** REQUEST **
Copy each line that has the string "this" somewhere in it.

##### EXCERPTED DATA #####

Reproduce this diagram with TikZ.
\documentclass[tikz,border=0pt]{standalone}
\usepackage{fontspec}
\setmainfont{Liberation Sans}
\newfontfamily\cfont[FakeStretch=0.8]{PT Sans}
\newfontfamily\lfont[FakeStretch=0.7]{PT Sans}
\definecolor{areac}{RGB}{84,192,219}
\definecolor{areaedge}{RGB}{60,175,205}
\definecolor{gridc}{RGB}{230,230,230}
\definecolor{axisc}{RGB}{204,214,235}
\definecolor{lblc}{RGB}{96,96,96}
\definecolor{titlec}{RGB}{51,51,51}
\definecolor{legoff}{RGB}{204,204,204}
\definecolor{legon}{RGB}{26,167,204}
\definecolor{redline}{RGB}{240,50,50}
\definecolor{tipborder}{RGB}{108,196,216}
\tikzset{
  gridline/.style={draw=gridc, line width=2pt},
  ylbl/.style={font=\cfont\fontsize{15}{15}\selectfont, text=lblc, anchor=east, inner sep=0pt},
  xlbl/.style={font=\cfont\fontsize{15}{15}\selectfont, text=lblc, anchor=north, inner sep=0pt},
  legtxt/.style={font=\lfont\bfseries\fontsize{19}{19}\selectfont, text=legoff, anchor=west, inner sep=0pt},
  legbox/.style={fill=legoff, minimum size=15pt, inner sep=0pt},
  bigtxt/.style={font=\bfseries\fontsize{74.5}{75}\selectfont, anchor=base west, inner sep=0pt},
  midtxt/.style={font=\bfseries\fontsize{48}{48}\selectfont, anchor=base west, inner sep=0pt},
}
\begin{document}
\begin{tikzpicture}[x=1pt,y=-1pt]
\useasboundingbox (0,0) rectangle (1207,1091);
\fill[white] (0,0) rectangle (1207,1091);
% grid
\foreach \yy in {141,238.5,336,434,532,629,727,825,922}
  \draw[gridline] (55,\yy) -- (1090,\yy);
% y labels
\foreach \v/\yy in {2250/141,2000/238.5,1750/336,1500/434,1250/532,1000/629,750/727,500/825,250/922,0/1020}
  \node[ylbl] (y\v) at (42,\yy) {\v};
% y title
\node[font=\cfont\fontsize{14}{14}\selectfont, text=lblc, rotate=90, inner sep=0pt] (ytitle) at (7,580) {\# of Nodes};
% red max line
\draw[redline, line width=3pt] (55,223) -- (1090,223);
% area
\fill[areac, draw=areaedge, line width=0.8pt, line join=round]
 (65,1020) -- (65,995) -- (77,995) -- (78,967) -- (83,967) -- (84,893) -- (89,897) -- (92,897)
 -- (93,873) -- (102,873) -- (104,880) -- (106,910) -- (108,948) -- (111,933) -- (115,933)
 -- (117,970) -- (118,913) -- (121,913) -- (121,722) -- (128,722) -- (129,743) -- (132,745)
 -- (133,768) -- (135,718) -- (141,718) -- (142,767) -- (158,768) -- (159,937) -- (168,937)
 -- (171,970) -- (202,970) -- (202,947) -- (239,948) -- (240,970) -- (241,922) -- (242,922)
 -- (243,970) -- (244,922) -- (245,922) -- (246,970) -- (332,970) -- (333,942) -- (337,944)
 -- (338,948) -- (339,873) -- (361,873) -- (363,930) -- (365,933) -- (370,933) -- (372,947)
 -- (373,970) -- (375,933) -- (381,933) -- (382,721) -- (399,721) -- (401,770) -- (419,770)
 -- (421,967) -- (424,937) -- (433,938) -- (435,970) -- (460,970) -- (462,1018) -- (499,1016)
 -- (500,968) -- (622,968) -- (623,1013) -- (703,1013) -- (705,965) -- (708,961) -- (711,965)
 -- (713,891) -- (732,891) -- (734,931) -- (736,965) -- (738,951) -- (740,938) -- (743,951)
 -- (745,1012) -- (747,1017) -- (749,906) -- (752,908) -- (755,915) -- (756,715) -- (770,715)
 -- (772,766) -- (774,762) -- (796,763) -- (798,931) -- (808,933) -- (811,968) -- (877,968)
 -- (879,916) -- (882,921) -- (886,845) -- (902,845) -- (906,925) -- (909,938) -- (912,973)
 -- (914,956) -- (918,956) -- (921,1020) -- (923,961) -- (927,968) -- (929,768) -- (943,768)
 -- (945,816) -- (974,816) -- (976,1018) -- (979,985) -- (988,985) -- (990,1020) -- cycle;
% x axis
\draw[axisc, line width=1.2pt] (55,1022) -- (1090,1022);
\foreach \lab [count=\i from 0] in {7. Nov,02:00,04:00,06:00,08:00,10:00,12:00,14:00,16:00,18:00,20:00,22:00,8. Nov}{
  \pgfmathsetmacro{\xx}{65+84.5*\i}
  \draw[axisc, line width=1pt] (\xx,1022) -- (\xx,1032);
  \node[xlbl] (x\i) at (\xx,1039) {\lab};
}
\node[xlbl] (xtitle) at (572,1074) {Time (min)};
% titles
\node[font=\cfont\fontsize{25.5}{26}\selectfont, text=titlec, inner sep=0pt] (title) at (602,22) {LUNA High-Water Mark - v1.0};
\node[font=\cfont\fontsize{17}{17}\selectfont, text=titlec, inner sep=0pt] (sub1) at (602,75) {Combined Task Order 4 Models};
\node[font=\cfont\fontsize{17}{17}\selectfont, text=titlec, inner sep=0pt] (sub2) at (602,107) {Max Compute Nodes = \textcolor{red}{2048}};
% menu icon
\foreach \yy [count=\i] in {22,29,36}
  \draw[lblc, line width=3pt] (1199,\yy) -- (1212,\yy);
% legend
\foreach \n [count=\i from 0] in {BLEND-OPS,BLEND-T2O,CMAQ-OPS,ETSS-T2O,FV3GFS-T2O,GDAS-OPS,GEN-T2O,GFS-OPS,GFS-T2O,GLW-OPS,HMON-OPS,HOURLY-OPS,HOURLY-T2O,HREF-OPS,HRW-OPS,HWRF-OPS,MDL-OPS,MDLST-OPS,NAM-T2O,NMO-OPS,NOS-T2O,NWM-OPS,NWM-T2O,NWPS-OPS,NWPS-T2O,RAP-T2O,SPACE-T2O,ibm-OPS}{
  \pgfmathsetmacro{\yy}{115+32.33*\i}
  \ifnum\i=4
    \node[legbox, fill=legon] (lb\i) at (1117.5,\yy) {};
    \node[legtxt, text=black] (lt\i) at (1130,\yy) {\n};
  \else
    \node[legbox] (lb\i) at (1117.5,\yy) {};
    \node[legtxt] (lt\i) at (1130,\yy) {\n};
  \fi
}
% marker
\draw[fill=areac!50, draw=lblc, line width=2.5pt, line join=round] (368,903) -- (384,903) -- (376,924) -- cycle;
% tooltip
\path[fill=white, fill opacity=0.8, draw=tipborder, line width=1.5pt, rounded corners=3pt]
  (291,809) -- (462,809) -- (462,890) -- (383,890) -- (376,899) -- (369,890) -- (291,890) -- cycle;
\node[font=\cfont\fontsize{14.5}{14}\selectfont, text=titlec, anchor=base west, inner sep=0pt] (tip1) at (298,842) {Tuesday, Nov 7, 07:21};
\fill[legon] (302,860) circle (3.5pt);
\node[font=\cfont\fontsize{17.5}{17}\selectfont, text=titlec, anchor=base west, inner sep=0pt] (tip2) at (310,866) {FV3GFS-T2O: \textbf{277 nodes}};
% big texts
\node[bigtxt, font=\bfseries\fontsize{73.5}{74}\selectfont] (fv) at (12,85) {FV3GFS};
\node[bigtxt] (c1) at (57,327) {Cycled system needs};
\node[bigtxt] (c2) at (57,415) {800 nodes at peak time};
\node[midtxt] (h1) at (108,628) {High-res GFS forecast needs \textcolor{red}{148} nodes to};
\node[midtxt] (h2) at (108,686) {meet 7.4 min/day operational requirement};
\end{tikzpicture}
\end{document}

#####
##### EXCERPTED DATA #####

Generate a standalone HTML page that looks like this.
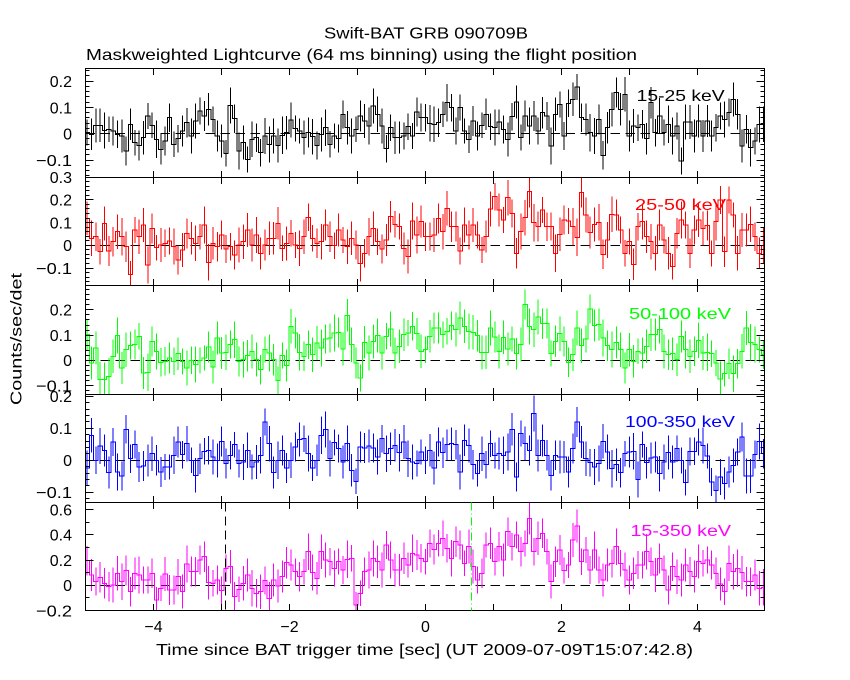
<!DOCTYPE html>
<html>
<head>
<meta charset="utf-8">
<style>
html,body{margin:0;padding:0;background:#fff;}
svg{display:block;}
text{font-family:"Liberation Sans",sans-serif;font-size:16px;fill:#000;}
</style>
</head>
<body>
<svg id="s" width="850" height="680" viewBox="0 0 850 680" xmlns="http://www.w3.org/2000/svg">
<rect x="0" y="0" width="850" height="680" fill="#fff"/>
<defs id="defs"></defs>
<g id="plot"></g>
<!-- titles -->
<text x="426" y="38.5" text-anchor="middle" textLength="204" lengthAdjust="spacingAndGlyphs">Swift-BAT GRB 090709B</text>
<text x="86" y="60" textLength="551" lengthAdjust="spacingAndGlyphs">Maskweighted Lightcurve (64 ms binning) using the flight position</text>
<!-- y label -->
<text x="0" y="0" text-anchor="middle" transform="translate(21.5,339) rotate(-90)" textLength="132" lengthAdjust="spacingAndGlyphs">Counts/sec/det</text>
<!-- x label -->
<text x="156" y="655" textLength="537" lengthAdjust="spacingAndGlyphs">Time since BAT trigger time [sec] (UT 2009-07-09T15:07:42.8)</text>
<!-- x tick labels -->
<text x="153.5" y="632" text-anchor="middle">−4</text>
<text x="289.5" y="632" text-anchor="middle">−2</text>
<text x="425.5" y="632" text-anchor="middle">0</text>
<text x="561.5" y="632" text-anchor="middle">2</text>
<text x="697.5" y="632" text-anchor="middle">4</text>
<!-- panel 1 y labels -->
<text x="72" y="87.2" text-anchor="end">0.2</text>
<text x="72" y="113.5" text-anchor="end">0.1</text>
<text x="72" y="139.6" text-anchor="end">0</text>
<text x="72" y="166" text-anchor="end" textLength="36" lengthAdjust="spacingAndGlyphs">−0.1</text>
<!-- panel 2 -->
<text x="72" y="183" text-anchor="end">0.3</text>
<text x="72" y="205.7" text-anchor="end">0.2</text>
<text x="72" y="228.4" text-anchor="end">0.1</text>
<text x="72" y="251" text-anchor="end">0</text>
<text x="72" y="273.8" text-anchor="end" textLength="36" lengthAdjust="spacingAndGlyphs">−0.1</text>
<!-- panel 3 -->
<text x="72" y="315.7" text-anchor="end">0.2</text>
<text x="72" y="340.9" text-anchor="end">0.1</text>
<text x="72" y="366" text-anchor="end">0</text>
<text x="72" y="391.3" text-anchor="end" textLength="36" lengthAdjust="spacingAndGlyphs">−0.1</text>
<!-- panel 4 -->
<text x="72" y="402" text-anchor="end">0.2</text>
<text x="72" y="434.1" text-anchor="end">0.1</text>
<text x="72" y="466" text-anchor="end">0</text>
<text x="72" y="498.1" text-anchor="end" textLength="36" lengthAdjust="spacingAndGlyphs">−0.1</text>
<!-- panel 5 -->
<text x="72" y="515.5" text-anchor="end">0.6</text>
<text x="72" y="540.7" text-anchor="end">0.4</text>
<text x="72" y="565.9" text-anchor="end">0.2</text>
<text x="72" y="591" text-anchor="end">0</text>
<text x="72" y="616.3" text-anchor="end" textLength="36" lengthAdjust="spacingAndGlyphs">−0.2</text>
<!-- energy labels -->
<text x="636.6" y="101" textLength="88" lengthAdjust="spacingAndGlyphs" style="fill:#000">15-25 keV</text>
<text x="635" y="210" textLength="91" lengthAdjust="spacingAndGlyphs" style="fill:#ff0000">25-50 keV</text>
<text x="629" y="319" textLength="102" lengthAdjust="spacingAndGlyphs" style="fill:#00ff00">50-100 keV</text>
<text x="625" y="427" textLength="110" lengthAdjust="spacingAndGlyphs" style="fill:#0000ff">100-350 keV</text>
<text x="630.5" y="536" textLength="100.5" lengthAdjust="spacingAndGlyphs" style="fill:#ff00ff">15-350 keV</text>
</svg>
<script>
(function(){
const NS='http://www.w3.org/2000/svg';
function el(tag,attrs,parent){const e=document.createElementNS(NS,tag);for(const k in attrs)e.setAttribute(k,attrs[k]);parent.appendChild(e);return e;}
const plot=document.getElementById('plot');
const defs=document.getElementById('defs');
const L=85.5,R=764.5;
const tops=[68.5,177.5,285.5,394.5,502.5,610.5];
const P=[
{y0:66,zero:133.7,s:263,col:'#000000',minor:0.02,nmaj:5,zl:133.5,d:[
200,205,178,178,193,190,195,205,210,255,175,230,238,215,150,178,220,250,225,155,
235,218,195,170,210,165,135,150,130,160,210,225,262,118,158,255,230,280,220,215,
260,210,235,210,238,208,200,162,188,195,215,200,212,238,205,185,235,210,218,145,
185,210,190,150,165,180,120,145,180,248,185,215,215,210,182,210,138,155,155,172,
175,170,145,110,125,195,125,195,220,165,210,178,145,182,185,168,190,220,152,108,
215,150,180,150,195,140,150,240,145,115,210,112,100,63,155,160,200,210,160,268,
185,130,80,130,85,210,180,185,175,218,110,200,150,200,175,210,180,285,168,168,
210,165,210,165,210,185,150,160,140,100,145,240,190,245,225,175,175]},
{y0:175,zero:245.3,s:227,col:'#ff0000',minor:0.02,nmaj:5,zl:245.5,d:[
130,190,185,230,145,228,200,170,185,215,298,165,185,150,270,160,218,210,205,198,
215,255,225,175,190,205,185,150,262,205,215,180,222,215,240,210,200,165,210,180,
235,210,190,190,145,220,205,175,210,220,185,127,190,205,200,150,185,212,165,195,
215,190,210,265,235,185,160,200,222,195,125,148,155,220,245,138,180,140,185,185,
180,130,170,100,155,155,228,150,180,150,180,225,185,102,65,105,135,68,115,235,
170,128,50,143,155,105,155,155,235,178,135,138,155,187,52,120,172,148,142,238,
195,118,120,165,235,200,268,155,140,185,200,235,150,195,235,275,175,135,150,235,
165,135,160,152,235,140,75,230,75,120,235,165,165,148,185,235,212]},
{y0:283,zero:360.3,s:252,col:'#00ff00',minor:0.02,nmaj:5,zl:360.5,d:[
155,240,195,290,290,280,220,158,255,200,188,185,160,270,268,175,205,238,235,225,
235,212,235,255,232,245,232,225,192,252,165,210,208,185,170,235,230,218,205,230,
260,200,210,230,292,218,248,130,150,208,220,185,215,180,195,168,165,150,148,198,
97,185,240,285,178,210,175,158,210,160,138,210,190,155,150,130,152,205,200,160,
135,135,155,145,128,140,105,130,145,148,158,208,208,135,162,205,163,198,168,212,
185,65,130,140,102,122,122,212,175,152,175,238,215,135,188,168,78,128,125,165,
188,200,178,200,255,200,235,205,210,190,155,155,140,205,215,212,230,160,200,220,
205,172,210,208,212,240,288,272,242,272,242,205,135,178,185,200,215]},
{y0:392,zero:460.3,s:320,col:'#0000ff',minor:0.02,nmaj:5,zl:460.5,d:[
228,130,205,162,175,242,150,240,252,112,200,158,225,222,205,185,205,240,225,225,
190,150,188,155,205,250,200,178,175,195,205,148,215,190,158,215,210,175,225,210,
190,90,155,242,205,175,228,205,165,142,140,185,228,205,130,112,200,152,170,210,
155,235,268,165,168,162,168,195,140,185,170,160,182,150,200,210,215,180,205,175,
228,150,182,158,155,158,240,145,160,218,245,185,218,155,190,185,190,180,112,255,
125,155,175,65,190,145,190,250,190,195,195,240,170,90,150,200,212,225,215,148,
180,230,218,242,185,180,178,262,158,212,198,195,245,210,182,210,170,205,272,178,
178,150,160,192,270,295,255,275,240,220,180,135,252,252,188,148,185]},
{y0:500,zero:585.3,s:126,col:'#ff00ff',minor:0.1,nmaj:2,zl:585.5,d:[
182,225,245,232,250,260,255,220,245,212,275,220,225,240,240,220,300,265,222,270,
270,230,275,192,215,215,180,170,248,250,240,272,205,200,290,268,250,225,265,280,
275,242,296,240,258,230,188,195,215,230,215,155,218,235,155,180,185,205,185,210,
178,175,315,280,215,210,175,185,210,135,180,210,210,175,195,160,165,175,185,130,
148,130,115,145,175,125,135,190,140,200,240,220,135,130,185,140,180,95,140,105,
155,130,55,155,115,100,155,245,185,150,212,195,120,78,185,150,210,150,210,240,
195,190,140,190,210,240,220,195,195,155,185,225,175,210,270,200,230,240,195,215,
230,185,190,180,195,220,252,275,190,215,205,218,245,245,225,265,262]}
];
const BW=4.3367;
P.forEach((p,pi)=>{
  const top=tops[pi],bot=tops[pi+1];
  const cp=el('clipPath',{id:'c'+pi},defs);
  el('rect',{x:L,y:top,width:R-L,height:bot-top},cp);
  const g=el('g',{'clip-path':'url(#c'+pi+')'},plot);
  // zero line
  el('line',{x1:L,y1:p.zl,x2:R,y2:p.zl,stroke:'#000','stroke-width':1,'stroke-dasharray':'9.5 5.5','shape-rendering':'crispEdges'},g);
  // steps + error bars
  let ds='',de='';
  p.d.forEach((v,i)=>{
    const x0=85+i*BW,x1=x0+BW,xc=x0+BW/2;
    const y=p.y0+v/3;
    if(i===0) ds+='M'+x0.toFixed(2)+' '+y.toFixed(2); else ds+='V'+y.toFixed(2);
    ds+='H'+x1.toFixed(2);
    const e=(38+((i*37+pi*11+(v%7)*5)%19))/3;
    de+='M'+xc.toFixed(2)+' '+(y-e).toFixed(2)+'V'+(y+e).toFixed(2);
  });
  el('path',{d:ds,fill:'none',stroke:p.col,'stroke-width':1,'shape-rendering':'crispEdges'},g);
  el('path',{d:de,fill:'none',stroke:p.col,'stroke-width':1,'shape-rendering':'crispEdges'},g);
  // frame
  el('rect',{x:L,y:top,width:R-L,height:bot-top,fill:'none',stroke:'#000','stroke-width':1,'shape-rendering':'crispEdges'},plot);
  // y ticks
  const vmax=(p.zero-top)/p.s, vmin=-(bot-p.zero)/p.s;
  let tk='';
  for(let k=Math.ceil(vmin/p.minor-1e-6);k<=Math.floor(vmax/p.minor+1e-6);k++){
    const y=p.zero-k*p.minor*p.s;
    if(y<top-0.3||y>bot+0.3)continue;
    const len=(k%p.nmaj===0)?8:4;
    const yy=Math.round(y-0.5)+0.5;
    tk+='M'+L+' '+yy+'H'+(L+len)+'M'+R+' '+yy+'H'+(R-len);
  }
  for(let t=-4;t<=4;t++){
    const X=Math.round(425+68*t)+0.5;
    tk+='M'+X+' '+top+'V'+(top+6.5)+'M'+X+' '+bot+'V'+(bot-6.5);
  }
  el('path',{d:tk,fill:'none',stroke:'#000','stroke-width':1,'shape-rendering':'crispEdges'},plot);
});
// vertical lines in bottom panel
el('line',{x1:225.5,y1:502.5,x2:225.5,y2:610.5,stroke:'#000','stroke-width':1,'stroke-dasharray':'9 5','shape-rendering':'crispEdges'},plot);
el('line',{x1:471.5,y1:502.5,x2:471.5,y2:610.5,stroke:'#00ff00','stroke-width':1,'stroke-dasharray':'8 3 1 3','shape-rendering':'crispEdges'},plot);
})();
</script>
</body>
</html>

#####

** SOLUTION **
Reproduce this diagram with TikZ.
Generate a standalone HTML page that looks like this.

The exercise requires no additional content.